● GIVEN TASK:
Without the pictures, extract every line from the start of the material to the line containing "38.7, 41, 48.6]", both ends included.

□ □ □ □ □

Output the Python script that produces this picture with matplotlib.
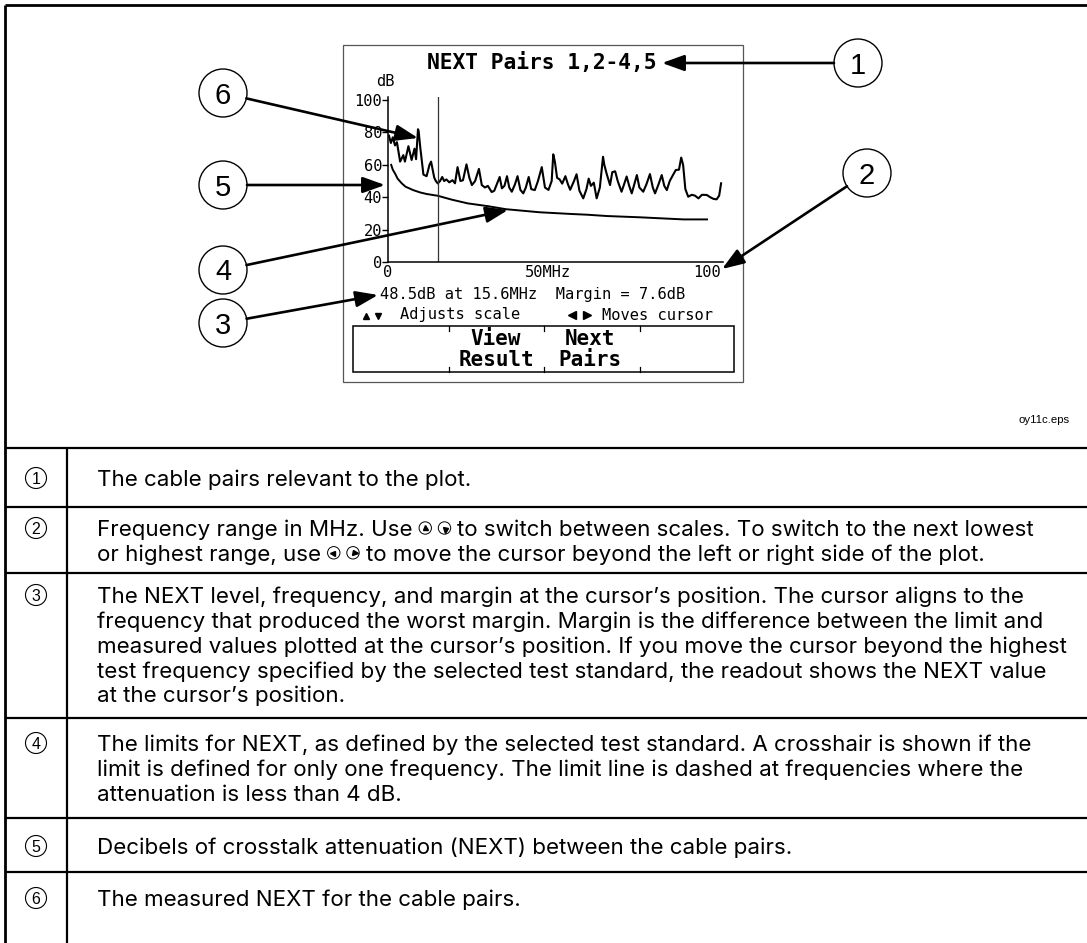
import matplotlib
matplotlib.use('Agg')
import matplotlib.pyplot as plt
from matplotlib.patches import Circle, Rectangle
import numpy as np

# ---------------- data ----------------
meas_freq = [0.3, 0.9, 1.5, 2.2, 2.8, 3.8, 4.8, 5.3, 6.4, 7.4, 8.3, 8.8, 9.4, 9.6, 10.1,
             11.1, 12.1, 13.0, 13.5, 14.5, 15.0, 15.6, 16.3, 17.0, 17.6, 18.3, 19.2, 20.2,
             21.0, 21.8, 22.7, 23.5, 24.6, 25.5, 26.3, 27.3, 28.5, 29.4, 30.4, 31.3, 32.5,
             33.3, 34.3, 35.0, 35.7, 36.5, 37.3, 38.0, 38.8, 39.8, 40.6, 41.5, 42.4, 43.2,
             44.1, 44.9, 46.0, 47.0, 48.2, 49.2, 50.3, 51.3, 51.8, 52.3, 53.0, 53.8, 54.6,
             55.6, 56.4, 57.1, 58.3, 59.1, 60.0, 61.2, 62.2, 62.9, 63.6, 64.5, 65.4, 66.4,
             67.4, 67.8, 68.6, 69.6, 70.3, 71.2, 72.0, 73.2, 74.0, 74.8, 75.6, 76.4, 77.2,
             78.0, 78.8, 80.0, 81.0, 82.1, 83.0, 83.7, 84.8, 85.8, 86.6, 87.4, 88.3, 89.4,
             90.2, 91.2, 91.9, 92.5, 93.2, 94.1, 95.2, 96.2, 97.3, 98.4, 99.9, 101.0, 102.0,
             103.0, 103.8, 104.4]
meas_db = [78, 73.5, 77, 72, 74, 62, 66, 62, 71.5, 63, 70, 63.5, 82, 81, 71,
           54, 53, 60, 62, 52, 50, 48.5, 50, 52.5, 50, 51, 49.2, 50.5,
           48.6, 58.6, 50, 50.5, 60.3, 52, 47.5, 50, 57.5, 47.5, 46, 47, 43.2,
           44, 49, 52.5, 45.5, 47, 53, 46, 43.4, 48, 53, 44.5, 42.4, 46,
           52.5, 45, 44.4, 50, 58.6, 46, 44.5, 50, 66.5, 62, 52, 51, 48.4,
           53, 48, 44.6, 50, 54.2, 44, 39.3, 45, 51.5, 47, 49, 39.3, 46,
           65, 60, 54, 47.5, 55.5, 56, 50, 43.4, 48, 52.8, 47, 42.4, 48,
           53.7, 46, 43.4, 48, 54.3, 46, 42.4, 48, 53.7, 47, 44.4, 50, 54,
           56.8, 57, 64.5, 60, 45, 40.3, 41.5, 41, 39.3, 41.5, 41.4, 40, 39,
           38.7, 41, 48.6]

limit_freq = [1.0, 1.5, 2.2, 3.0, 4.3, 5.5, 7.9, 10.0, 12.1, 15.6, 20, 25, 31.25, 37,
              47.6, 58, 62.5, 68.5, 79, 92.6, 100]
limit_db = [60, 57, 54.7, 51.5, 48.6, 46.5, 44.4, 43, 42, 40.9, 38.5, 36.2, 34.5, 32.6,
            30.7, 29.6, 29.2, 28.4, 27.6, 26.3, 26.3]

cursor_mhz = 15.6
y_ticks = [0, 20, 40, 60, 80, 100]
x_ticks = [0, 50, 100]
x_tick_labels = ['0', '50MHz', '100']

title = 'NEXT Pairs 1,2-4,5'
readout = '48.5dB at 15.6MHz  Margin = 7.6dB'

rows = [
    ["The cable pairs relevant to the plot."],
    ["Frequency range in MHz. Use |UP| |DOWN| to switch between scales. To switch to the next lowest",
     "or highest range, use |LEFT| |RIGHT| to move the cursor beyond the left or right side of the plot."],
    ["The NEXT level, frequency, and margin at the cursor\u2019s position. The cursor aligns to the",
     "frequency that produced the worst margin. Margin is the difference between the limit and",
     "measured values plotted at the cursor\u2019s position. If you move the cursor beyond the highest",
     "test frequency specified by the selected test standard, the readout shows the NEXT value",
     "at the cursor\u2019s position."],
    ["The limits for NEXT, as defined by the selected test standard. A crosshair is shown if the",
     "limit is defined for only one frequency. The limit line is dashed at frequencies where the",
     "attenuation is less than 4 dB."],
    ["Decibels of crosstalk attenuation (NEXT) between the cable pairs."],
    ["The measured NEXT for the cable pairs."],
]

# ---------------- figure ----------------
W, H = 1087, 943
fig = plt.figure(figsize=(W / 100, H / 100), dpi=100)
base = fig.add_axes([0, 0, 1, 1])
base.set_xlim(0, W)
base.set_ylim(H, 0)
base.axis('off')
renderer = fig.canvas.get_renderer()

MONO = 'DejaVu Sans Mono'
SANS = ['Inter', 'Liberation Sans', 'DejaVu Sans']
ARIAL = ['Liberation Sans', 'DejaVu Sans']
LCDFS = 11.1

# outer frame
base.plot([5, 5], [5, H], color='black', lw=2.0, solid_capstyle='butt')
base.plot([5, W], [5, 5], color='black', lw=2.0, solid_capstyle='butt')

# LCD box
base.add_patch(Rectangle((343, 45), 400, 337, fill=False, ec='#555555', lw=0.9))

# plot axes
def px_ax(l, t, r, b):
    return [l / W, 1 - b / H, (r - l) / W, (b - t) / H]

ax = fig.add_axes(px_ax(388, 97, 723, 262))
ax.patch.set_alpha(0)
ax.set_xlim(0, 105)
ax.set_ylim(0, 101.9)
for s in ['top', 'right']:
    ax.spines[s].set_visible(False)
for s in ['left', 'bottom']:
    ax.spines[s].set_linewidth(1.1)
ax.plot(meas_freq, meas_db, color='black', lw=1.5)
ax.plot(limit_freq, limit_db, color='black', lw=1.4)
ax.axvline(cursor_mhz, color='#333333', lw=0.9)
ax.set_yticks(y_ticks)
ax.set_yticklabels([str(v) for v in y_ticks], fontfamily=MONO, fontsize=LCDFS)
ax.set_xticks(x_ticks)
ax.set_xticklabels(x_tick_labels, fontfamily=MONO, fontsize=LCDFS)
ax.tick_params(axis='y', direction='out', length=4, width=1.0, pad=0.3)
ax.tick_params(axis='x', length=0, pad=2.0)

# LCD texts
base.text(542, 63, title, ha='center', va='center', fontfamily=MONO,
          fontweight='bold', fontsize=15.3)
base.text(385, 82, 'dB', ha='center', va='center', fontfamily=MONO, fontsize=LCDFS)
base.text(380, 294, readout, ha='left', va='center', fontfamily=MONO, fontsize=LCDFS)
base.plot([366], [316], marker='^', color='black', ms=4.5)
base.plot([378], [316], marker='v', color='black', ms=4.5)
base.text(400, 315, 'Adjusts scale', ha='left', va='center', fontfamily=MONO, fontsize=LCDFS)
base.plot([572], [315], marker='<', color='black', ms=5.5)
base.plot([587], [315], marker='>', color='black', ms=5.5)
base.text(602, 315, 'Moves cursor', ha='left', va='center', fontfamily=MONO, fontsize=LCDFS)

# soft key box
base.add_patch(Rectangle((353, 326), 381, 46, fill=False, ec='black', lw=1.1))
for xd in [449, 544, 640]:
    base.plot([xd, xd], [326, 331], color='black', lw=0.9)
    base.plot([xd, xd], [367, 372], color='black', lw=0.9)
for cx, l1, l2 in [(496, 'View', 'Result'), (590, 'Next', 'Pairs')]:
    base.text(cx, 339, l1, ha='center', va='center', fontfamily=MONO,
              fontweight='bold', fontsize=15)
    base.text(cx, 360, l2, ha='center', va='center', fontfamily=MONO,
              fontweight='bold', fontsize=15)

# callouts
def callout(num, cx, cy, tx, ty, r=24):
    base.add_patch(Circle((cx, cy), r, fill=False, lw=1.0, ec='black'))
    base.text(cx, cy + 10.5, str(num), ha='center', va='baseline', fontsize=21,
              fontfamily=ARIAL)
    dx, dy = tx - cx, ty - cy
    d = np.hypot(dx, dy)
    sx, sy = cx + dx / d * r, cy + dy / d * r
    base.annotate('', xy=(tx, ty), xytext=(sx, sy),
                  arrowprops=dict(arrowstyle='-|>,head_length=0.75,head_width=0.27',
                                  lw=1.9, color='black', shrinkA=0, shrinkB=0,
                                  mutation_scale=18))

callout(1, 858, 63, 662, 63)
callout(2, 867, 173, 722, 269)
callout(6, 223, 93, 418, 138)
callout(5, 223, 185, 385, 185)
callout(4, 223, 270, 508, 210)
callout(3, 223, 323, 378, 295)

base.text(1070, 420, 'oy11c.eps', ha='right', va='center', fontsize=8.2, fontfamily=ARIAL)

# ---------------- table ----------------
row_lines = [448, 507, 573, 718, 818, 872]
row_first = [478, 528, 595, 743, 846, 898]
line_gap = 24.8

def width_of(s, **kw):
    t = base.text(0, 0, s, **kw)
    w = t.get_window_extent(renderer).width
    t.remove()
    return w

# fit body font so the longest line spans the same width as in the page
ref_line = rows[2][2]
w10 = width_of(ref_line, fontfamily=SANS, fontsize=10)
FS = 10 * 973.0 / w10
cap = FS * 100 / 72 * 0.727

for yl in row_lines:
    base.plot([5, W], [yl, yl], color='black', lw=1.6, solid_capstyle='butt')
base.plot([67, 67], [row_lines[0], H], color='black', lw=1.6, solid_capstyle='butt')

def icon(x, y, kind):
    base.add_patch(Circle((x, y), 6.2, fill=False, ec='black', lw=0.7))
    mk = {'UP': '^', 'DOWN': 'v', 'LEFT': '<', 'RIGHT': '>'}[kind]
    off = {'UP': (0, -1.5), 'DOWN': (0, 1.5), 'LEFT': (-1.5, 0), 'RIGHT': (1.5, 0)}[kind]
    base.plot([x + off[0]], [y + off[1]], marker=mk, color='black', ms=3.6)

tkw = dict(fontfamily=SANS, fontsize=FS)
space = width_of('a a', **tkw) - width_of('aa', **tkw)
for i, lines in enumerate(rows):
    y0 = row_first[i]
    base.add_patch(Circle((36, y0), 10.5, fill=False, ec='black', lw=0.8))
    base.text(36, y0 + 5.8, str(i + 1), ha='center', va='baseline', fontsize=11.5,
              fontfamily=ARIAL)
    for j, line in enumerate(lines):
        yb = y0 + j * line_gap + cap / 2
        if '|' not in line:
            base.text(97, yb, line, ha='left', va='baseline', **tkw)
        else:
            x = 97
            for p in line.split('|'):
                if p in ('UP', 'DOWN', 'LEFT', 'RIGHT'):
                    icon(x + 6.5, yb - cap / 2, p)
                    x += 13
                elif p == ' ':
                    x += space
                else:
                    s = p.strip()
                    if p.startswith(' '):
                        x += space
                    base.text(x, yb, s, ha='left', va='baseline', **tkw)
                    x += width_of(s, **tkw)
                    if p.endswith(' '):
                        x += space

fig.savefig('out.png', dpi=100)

□ □ □ □ □

● COMPLETED EXERCISE:
Output the Python script that produces this picture with matplotlib.
import matplotlib
matplotlib.use('Agg')
import matplotlib.pyplot as plt
from matplotlib.patches import Circle, Rectangle
import numpy as np

# ---------------- data ----------------
meas_freq = [0.3, 0.9, 1.5, 2.2, 2.8, 3.8, 4.8, 5.3, 6.4, 7.4, 8.3, 8.8, 9.4, 9.6, 10.1,
             11.1, 12.1, 13.0, 13.5, 14.5, 15.0, 15.6, 16.3, 17.0, 17.6, 18.3, 19.2, 20.2,
             21.0, 21.8, 22.7, 23.5, 24.6, 25.5, 26.3, 27.3, 28.5, 29.4, 30.4, 31.3, 32.5,
             33.3, 34.3, 35.0, 35.7, 36.5, 37.3, 38.0, 38.8, 39.8, 40.6, 41.5, 42.4, 43.2,
             44.1, 44.9, 46.0, 47.0, 48.2, 49.2, 50.3, 51.3, 51.8, 52.3, 53.0, 53.8, 54.6,
             55.6, 56.4, 57.1, 58.3, 59.1, 60.0, 61.2, 62.2, 62.9, 63.6, 64.5, 65.4, 66.4,
             67.4, 67.8, 68.6, 69.6, 70.3, 71.2, 72.0, 73.2, 74.0, 74.8, 75.6, 76.4, 77.2,
             78.0, 78.8, 80.0, 81.0, 82.1, 83.0, 83.7, 84.8, 85.8, 86.6, 87.4, 88.3, 89.4,
             90.2, 91.2, 91.9, 92.5, 93.2, 94.1, 95.2, 96.2, 97.3, 98.4, 99.9, 101.0, 102.0,
             103.0, 103.8, 104.4]
meas_db = [78, 73.5, 77, 72, 74, 62, 66, 62, 71.5, 63, 70, 63.5, 82, 81, 71,
           54, 53, 60, 62, 52, 50, 48.5, 50, 52.5, 50, 51, 49.2, 50.5,
           48.6, 58.6, 50, 50.5, 60.3, 52, 47.5, 50, 57.5, 47.5, 46, 47, 43.2,
           44, 49, 52.5, 45.5, 47, 53, 46, 43.4, 48, 53, 44.5, 42.4, 46,
           52.5, 45, 44.4, 50, 58.6, 46, 44.5, 50, 66.5, 62, 52, 51, 48.4,
           53, 48, 44.6, 50, 54.2, 44, 39.3, 45, 51.5, 47, 49, 39.3, 46,
           65, 60, 54, 47.5, 55.5, 56, 50, 43.4, 48, 52.8, 47, 42.4, 48,
           53.7, 46, 43.4, 48, 54.3, 46, 42.4, 48, 53.7, 47, 44.4, 50, 54,
           56.8, 57, 64.5, 60, 45, 40.3, 41.5, 41, 39.3, 41.5, 41.4, 40, 39,
           38.7, 41, 48.6]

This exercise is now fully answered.